GIC Leads $100 Million Funding into India’s Fintech Razorpay

The Bangalore-based startup joined the unicorn club with a valuation just north of $1 billion. 

Digital payments startup Razorpay is the latest to join the unicorn club in India after raising $100 million in a funding round led by Singapore sovereign wealth fund GIC.

The Bangalore, India-based fintech company has a new valuation just north of $1 billion after its Series D funding round, Razorpay co-founder and chief executive Harshil Mathur told TechCrunch in an interview.

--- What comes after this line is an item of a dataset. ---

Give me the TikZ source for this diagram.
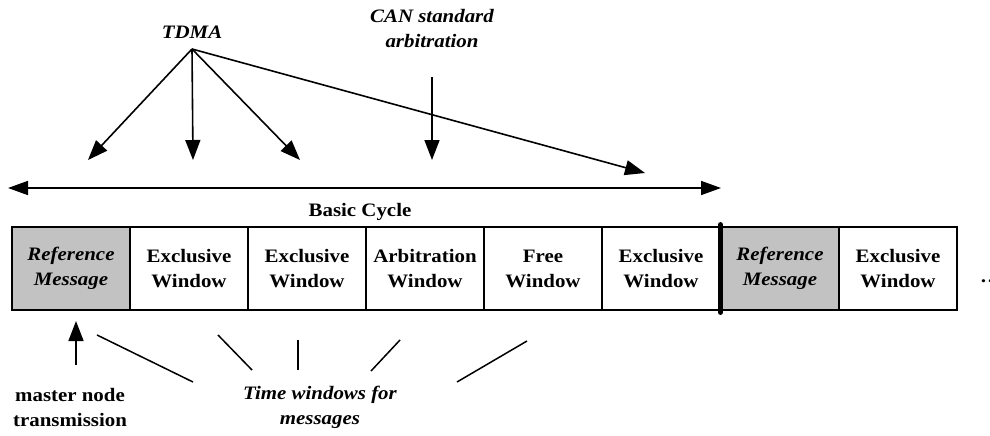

Other investors in the online banking company include venture capital firm Sequoia, which co-led the investment with GIC, as well as prior funders Ribbit Capital, Tiger Global, Y-Combinator, and Matrix Partners, Razorpay co-founder Shashank Kumar said in a blog post Monday. 

“This funding is just a pit stop to refuel while we strengthen our commitment of simplifying the entire money flow so that our partner businesses can focus more on disrupting the Indian economy with their new ideas, new products, and new experiences, every day,” Kumar wrote.  

“There is a long journey ahead of us and we are more energized than ever to build the financial ecosystem for disruptors,” he added. 

Razorpay is hoping its status as the first operational online banking unicorn in India will propel it to the top of the country’s fast-growing online payments sector, which the startup said still counts for just 3% of the Indian economy. Other fintech unicorns in India include digital payments firm Paytm, which is considered India’s most valuable startup. 

The startup, which was founded five years ago by a group of alumni from the Indian Institute of Technology Roorkee (IIT Roorkee), counts Facebook, Google, and Wikipedia among its international clients. Companies such as Jio, Zerodha, and Hotstar are among its domestic clients.

Indian firms are also benefiting from a number of recent economic reforms under Prime Minister Narendra Modi that have improved the ease of doing business in the country. But critics point out that recent goals, such as the government’s $5 trillion gross domestic product (GDP) target by 2024, are overly ambitious given a shrinking global economy. Right now, India is the world’s fifth largest economy, behind the US, China, Japan, and Germany. 

Singapore sovereign wealth fund GIC said this summer that the state investor will continue to seek diversification in its portfolio through private markets after reporting dismal fiscal year returns. Among the long-term opportunities the fund said it is eyeing is continued growth in digital commerce.